6,129 posts, read 6,813,834 times
Reputation: 10821
Quote:
Originally Posted by Wmsn4Life View Post
Well congratulations! You're awesome. I'm just not sure why you stopped in to tell us all that.
So there could be a big fight spurred by angry responses to her posts, to be followed by gloating about how spoiled or PC or weak or otherwise inferior we are compared to her, then more gloating about how we can't handle "the truth". These are the ways of the Internet message board, young grasshopper. It's thread derailment 101! LOL.

I keed, I keed.

Anyway OP, I admire your temperament! You seem like a cool chick.
Quote:
Originally Posted by veuvegirl View Post
SO different than being a SAHM, sorry. This is an entirely different argument, but having done both, I would rather get up at 5:00 a.m. get stuff done for the kids, drive off to work, and home late, make dinner and spend time with the family. You get alone time. You get to decide when to go the bathroom, when to have lunch, when to take a breath.

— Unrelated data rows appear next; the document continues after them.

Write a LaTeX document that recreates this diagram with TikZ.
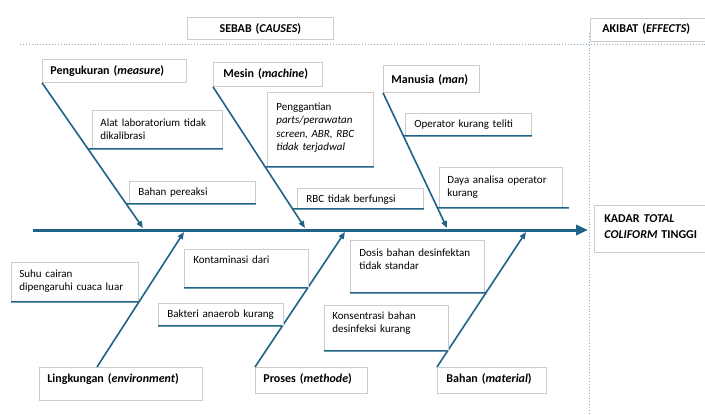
\documentclass[tikz,border=0pt]{standalone}
\usepackage{fontspec}
\setmainfont{Carlito}
\usetikzlibrary{arrows.meta}
\definecolor{fishbone}{rgb}{0.1216,0.3882,0.5255}
\definecolor{boxline}{rgb}{0.80,0.80,0.80}
\definecolor{guideline}{rgb}{0.55,0.69,0.80}
\begin{document}
\begin{tikzpicture}[x=1pt,y=-1pt,
  cause/.style={draw=boxline,line width=0.8pt,fill=white,anchor=north west,align=left,inner xsep=8pt,inner ysep=0pt,text height=15pt,font=\fontsize{11}{13.5}\selectfont},
  category/.style={cause,font=\bfseries\fontsize{12}{14}\selectfont},
  bone/.style={fishbone,line width=1.6pt,-{Triangle[length=7pt,width=5.5pt]}},
  spine/.style={fishbone,line width=3pt,-{Triangle[length=12pt,width=10pt]}},
  under/.style={fishbone,line width=1.5pt},
  guide/.style={guideline,line width=0.9pt,dotted}]
\useasboundingbox[fill=white] (0,0) rectangle (705,415);
\draw[guide] (20,44) -- (705,44);
\draw[guide] (589,33) -- (589,415);
\node[category,align=center,text width=130pt,text depth=7pt] (sebab) at (187,17) {SEBAB (\textit{CAUSES})};
\node[category,text width=110pt,text height=14pt,text depth=9pt,inner xsep=12pt] (akibat) at (590,18) {AKIBAT (\textit{EFFECTS})};
\node[category,text width=112pt,text height=17pt,text depth=30pt,inner xsep=10pt] (kadar) at (594,205) {KADAR \textit{TOTAL}\\[2pt]\textit{COLIFORM} TINGGI};
\node[category,text width=128pt,text depth=8pt] (pengukuran) at (42,59) {Pengukuran (\textit{measure})};
\node[category,text width=89pt,inner xsep=10pt,text depth=9pt] (mesin) at (213,62) {Mesin (\textit{machine})};
\node[category,text width=80pt,text height=18pt,text depth=9pt] (manusia) at (383,65) {Manusia (\textit{man})};
\node[category,text width=147pt,text depth=18pt] (lingkungan) at (39,367) {Lingkungan (\textit{environment})};
\node[category,text width=96pt,text depth=11pt] (proses) at (255,367) {Proses (\textit{methode})};
\node[category,text width=91pt,inner xsep=9pt,text depth=11pt] (bahan) at (437,367) {Bahan (\textit{material})};
\coordinate (tail) at (33,230);
\coordinate (head) at (588,230);
\coordinate (tipA) at (143,228);
\coordinate (tipB) at (305,228);
\coordinate (tipC) at (447,228);
\coordinate (tipD) at (184,232);
\coordinate (tipE) at (345,232);
\coordinate (tipF) at (526,232);
\coordinate (lingstart) at ([xshift=58pt]lingkungan.north west);
\draw[spine] (tail) -- (head);
\draw[bone] (pengukuran.south west) -- (tipA);
\draw[bone] (mesin.south west) -- (tipB);
\draw[bone] (manusia.south west) -- (tipC);
\draw[bone] (lingstart) -- (tipD);
\draw[bone] (proses.north west) -- (tipE);
\draw[bone] (bahan.north west) -- (tipF);
\node[cause,text width=114pt,text height=16pt,text depth=22pt] (alat) at (92,110) {Alat laboratorium tidak\\dikalibrasi};
\node[cause,text width=108pt,text height=14pt,text depth=8pt,inner xsep=9pt] (pereaksi) at (129,181) {Bahan pereaksi};
\node[cause,text width=88pt,text height=18pt,text depth=56pt,inner xsep=9pt] (penggantian) at (267,92) {Penggantian\\\textit{parts/perawatan}\\\textit{screen, ABR, RBC}\\\textit{tidak terjadwal}};
\node[cause,text width=108pt,text height=14pt,text depth=6pt,inner xsep=9pt] (rbc) at (297,188) {RBC tidak berfungsi};
\node[cause,text width=108pt,text height=14pt,text depth=8pt,inner xsep=9pt] (operator) at (405,113) {Operator kurang teliti};
\node[cause,text width=107pt,text height=16pt,text depth=24pt] (daya) at (439,167) {Daya analisa operator\\kurang};
\node[cause,text width=111pt,text depth=24pt] (suhu) at (11,262) {Suhu cairan\\dipengaruhi cuaca luar};
\node[cause,text width=106pt,text height=14pt,text depth=24pt,inner xsep=9pt] (kontaminasi) at (184,249) {Kontaminasi dari};
\node[cause,text width=107pt,text height=14pt,text depth=8pt,inner xsep=9pt] (bakteri) at (158,303) {Bakteri anaerob kurang};
\node[cause,text width=116pt,text height=16pt,text depth=36pt,inner xsep=9pt] (dosis) at (350,240) {Dosis bahan desinfektan\\tidak standar};
\node[cause,text width=108pt,text height=14pt,text depth=31pt] (konsentrasi) at (324,305) {Konsentrasi bahan\\desinfeksi kurang};
\draw[under] (intersection of pengukuran.south west--tipA and alat.south west--alat.south east) -- (alat.south east);
\draw[under] (intersection of pengukuran.south west--tipA and pereaksi.south west--pereaksi.south east) -- (pereaksi.south east);
\draw[under] (intersection of mesin.south west--tipB and penggantian.south west--penggantian.south east) -- (penggantian.south east);
\draw[under] (intersection of mesin.south west--tipB and rbc.south west--rbc.south east) -- (rbc.south east);
\draw[under] (intersection of manusia.south west--tipC and operator.south west--operator.south east) -- (operator.south east);
\draw[under] (intersection of manusia.south west--tipC and daya.south west--daya.south east) -- ([xshift=6pt]daya.south east);
\draw[under] (suhu.south west) -- (intersection of lingstart--tipD and suhu.south west--suhu.south east);
\draw[under] (kontaminasi.south west) -- (intersection of proses.north west--tipE and kontaminasi.south west--kontaminasi.south east);
\draw[under] (bakteri.south west) -- (intersection of proses.north west--tipE and bakteri.south west--bakteri.south east);
\draw[under] (dosis.south west) -- (intersection of bahan.north west--tipF and dosis.south west--dosis.south east);
\draw[under] (konsentrasi.south west) -- (intersection of bahan.north west--tipF and konsentrasi.south west--konsentrasi.south east);
\end{tikzpicture}
\end{document}
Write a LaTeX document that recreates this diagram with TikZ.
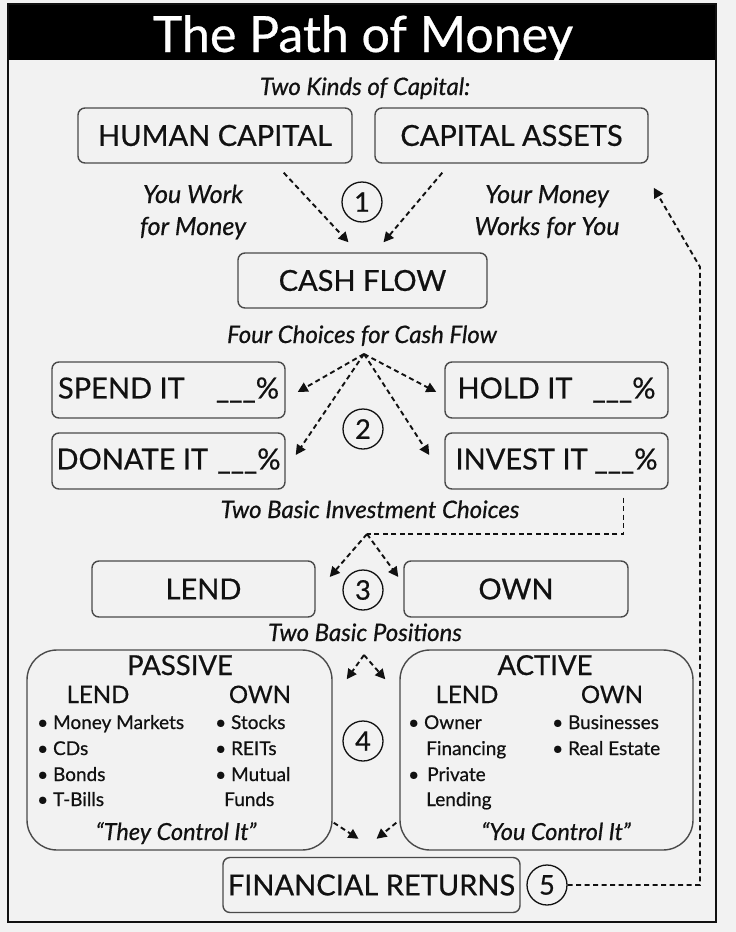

A SAHM is at beck and call of her kids 24/7 with not a single moment alone. Nothing better than when you have to go to the bathroom for an hour, but your kids diaper needs changing, lunch made, supervision with a toy etc. Your schedule is dictated to you. It is THE HARDEST JOB in the world.

Of course, this is just my humble opinion.
Man you nailed that. LOL! Well done.